The USDA’s Farmer Fair Practices Rules aim to protect the rights of family farmers by clarifying what GIPSA views as practices that clearly violate the Packers and Stockyards Act while establishing criteria to protect farmers. The rules also establish criteria that GIPSA would consider in determining whether a live poultry dealer has engaged in a pattern or practice to use a poultry grower ranking system unfairly.
The National Chicken Council (NCC), a vocal critic of the Farmer Fair Practices Rules, applauded USDA’s decision to delay implementing the rules.
“With this extension notice, it is clear the administration has recognized this is a complicated and controversial issue with deep economic consequences for American poultry and livestock producers,” NCC President Mike Brown said in a statement. “The comments filed have obviously had an impact, and we thank the department for postponing the effective date to allow for a more thorough and meaningful review. We look forward to working with the administration and Congress to resolve this issue during this ‘timeout period’ of further review.”
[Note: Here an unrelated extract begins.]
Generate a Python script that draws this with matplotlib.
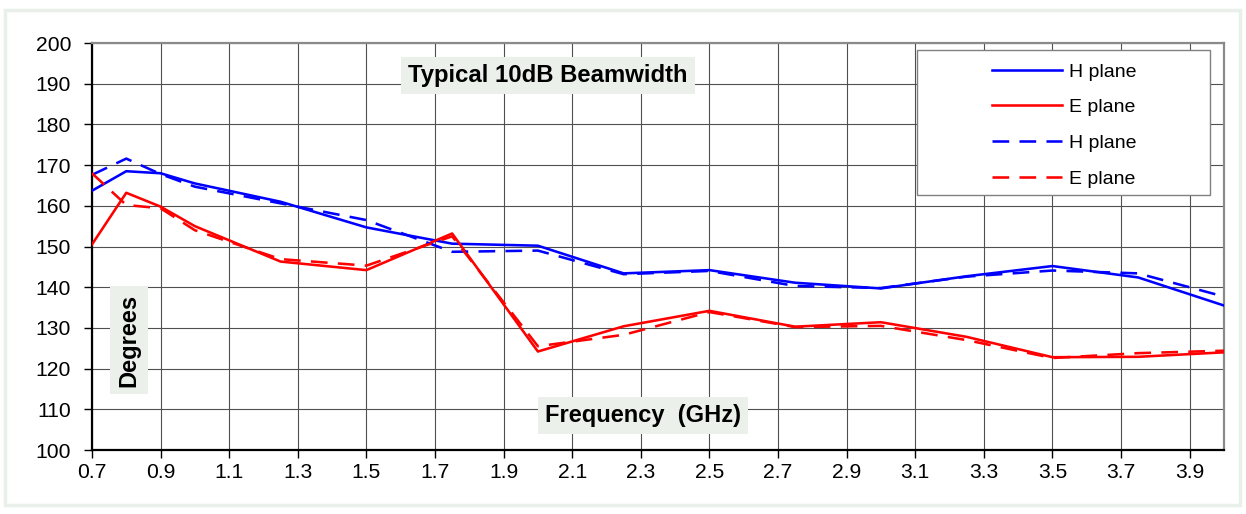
import numpy as np
import matplotlib
matplotlib.use("Agg")
import matplotlib.pyplot as plt
from matplotlib.patches import Rectangle

plt.rcParams["font.family"] = ["Liberation Sans", "DejaVu Sans"]

# data
freq = [0.7, 0.8, 0.9, 1.0, 1.25, 1.5, 1.75, 2.0, 2.25, 2.5, 2.75, 3.0, 3.25, 3.5, 3.75, 4.0]
h_solid = [163.7, 168.5, 168.0, 165.5, 161.0, 154.7, 150.7, 150.2, 143.4, 144.2, 141.1, 139.7, 142.7, 145.2, 142.4, 135.5]
e_solid = [150.5, 163.2, 159.8, 155.0, 146.3, 144.2, 153.2, 124.2, 130.4, 134.2, 130.3, 131.4, 127.8, 122.8, 122.9, 124.0]
h_dash = [167.6, 171.6, 167.8, 164.7, 160.6, 156.5, 148.7, 149.0, 143.2, 144.0, 140.3, 139.8, 142.6, 144.1, 143.4, 137.7]
e_dash = [168.0, 160.2, 159.4, 154.0, 146.9, 145.3, 152.5, 125.5, 128.3, 133.9, 130.2, 130.5, 127.0, 122.6, 123.8, 124.4]

xticks = [round(0.7 + 0.2*i, 1) for i in range(17)]
yticks = list(range(100, 201, 10))

fig = plt.figure(figsize=(12.46, 5.14), dpi=100)
ax = fig.add_axes([0.0738, 0.1245, 0.9085, 0.7918])

# light outer frame
fig.patches.append(Rectangle((0.004, 0.018), 0.991, 0.962, transform=fig.transFigure,
                             fill=False, edgecolor="#e9f0e9", linewidth=2.5))

lw = 1.85
ax.plot(freq, h_solid, color="#0000ff", lw=lw, label="H plane", zorder=4)
ax.plot(freq, e_solid, color="#ff0000", lw=lw, label="E plane", zorder=4)
ax.plot(freq, h_dash, color="#0000ff", lw=lw, dashes=(6.5, 4), label="H plane", zorder=4)
ax.plot(freq, e_dash, color="#ff0000", lw=lw, dashes=(6.5, 4), label="E plane", zorder=4)

ax.set_xlim(0.7, 4.0)
ax.set_ylim(100, 200)
ax.set_xticks(xticks)
ax.set_xticklabels([f"{t:.1f}" for t in xticks])
ax.set_yticks(yticks)
ax.tick_params(axis="y", direction="out", length=6, width=1, pad=9, labelsize=15.2)
ax.tick_params(axis="x", direction="out", length=6, width=1, pad=3, labelsize=15.2)
ax.set_axisbelow(True)
ax.grid(True, color="#505050", linewidth=0.8)

for side in ["left", "bottom"]:
    ax.spines[side].set_color("black")
    ax.spines[side].set_linewidth(1.6)
for side in ["top", "right"]:
    ax.spines[side].set_color("#8a8a8a")
    ax.spines[side].set_linewidth(1.6)

# legend frame and legend
ax.add_patch(Rectangle((0.7288, 0.6265), 0.2588, 0.3565, transform=ax.transAxes,
                       facecolor="white", edgecolor="#808080", linewidth=1.0, zorder=5))
leg = ax.legend(loc="upper left", bbox_to_anchor=(0.795, 0.951), frameon=False,
                borderpad=0, borderaxespad=0, handlelength=3.6, handletextpad=0.35,
                labelspacing=0.93, fontsize=14)
leg.set_zorder(6)

box = dict(boxstyle="square,pad=0.3", facecolor="#ebf1ea", edgecolor="none")
ax.text(2.03, 192, "Typical 10dB Beamwidth", ha="center", va="center",
        fontsize=17.2, fontweight="bold", bbox=box, zorder=5)
ax.text(0.808, 127, "Degrees", ha="center", va="center", rotation=90,
        fontsize=17, fontweight="bold", bbox=box, zorder=5)
ax.text(2.306, 108.4, "Frequency  (GHz)", ha="center", va="center",
        fontsize=17, fontweight="bold", bbox=box, zorder=5)

fig.savefig("out.png", dpi=100)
The North American Meat Institute (NAMI) also expressed its support of the move, allowing the next US Secretary of Agriculture to review the rule and consider comments that were submitted in late March. NAMI pointed out in a statement that the agency plans to publish a proposed rule on April 12, proposing seeking options and comments on whether the IFR should be withdrawn.
“The delay is imperative to ensure this damaging rule does not take effect without a careful review by the new administration,” said Barry Carpenter, NAMI president and CEO. “We are confident that once the new secretary of agriculture takes office, he will recognize what a disaster this rule is for producers, meat packers and processors, retailers and consumers.
“Allowing the IFR to become effective would simply line the pockets of trial lawyers, while making our industry less competitive and our livestock producer-partners less profitable,” Carpenter said. The IFR also is inconsistent with a presidential executive order on reducing regulations and controlling costs, which requires that two regulations must be identified for repeal before a new regulation may move forward.